+++ Dataset +++

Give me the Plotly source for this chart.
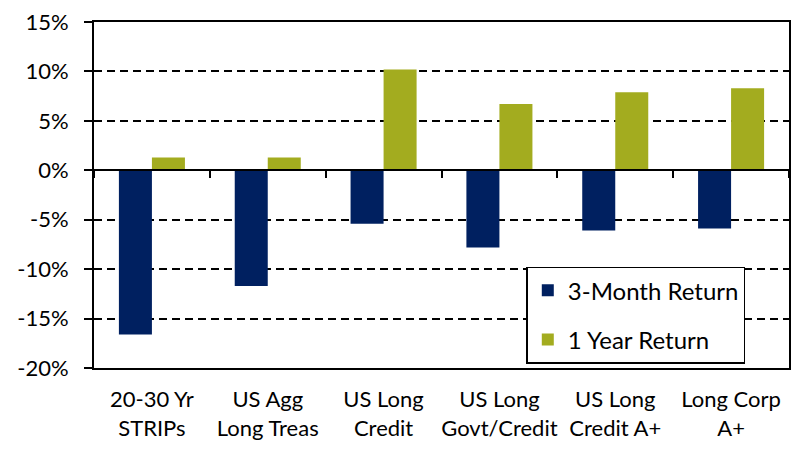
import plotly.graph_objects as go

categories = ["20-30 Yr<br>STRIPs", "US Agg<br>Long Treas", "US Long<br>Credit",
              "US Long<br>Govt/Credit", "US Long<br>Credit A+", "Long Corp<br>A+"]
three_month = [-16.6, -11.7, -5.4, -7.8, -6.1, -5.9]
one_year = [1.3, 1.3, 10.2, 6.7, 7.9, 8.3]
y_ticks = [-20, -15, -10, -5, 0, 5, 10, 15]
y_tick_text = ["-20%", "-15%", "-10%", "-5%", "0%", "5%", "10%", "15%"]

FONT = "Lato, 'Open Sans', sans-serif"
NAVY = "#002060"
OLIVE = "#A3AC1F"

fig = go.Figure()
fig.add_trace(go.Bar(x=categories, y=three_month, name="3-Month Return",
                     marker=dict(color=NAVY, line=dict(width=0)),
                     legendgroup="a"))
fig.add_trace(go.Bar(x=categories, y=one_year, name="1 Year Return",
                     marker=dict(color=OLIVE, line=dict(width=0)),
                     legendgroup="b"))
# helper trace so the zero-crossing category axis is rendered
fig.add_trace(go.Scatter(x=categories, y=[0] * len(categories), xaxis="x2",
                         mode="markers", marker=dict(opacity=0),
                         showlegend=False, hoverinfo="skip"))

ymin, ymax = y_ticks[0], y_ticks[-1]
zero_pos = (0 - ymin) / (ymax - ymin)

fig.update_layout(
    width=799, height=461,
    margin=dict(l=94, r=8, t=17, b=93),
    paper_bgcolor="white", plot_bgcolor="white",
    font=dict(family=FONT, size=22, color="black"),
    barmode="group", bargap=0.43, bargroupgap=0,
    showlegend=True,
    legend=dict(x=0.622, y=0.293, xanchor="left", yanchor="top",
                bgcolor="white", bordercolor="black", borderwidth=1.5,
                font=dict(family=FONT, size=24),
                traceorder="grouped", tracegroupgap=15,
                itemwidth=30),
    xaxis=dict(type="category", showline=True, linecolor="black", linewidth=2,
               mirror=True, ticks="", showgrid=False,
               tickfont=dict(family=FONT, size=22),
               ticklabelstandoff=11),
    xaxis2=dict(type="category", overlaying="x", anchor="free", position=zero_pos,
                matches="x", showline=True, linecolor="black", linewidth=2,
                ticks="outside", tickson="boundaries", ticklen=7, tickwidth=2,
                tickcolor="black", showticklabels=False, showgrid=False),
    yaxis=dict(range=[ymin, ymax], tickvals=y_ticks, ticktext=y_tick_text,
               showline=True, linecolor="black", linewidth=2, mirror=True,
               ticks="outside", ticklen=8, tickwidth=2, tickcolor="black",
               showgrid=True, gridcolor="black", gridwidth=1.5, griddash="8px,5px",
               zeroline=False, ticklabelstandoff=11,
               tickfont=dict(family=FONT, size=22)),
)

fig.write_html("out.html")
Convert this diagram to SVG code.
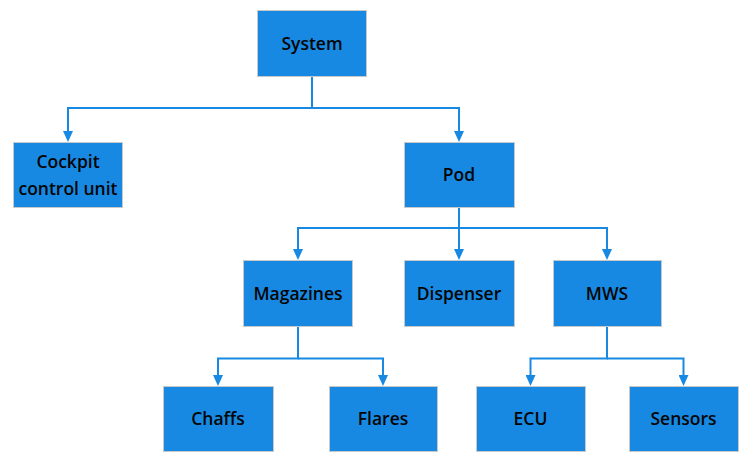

+++

*Directive*
Transcribe each entry precisely as given, leaving the pictures out.

*Task answer*
Give me the Plotly source for this chart.
import plotly.graph_objects as go

categories = ["20-30 Yr<br>STRIPs", "US Agg<br>Long Treas", "US Long<br>Credit",
              "US Long<br>Govt/Credit", "US Long<br>Credit A+", "Long Corp<br>A+"]
three_month = [-16.6, -11.7, -5.4, -7.8, -6.1, -5.9]
one_year = [1.3, 1.3, 10.2, 6.7, 7.9, 8.3]
y_ticks = [-20, -15, -10, -5, 0, 5, 10, 15]
y_tick_text = ["-20%", "-15%", "-10%", "-5%", "0%", "5%", "10%", "15%"]

FONT = "Lato, 'Open Sans', sans-serif"
NAVY = "#002060"
OLIVE = "#A3AC1F"

fig = go.Figure()
fig.add_trace(go.Bar(x=categories, y=three_month, name="3-Month Return",
                     marker=dict(color=NAVY, line=dict(width=0)),
                     legendgroup="a"))
fig.add_trace(go.Bar(x=categories, y=one_year, name="1 Year Return",
                     marker=dict(color=OLIVE, line=dict(width=0)),
                     legendgroup="b"))
# helper trace so the zero-crossing category axis is rendered
fig.add_trace(go.Scatter(x=categories, y=[0] * len(categories), xaxis="x2",
                         mode="markers", marker=dict(opacity=0),
                         showlegend=False, hoverinfo="skip"))

ymin, ymax = y_ticks[0], y_ticks[-1]
zero_pos = (0 - ymin) / (ymax - ymin)

fig.update_layout(
    width=799, height=461,
    margin=dict(l=94, r=8, t=17, b=93),
    paper_bgcolor="white", plot_bgcolor="white",
    font=dict(family=FONT, size=22, color="black"),
    barmode="group", bargap=0.43, bargroupgap=0,
    showlegend=True,
    legend=dict(x=0.622, y=0.293, xanchor="left", yanchor="top",
                bgcolor="white", bordercolor="black", borderwidth=1.5,
                font=dict(family=FONT, size=24),
                traceorder="grouped", tracegroupgap=15,
                itemwidth=30),
    xaxis=dict(type="category", showline=True, linecolor="black", linewidth=2,
               mirror=True, ticks="", showgrid=False,
               tickfont=dict(family=FONT, size=22),
               ticklabelstandoff=11),
    xaxis2=dict(type="category", overlaying="x", anchor="free", position=zero_pos,
                matches="x", showline=True, linecolor="black", linewidth=2,
                ticks="outside", tickson="boundaries", ticklen=7, tickwidth=2,
                tickcolor="black", showticklabels=False, showgrid=False),
    yaxis=dict(range=[ymin, ymax], tickvals=y_ticks, ticktext=y_tick_text,
               showline=True, linecolor="black", linewidth=2, mirror=True,
               ticks="outside", ticklen=8, tickwidth=2, tickcolor="black",
               showgrid=True, gridcolor="black", gridwidth=1.5, griddash="8px,5px",
               zeroline=False, ticklabelstandoff=11,
               tickfont=dict(family=FONT, size=22)),
)

fig.write_html("out.html")
Convert this diagram to SVG code.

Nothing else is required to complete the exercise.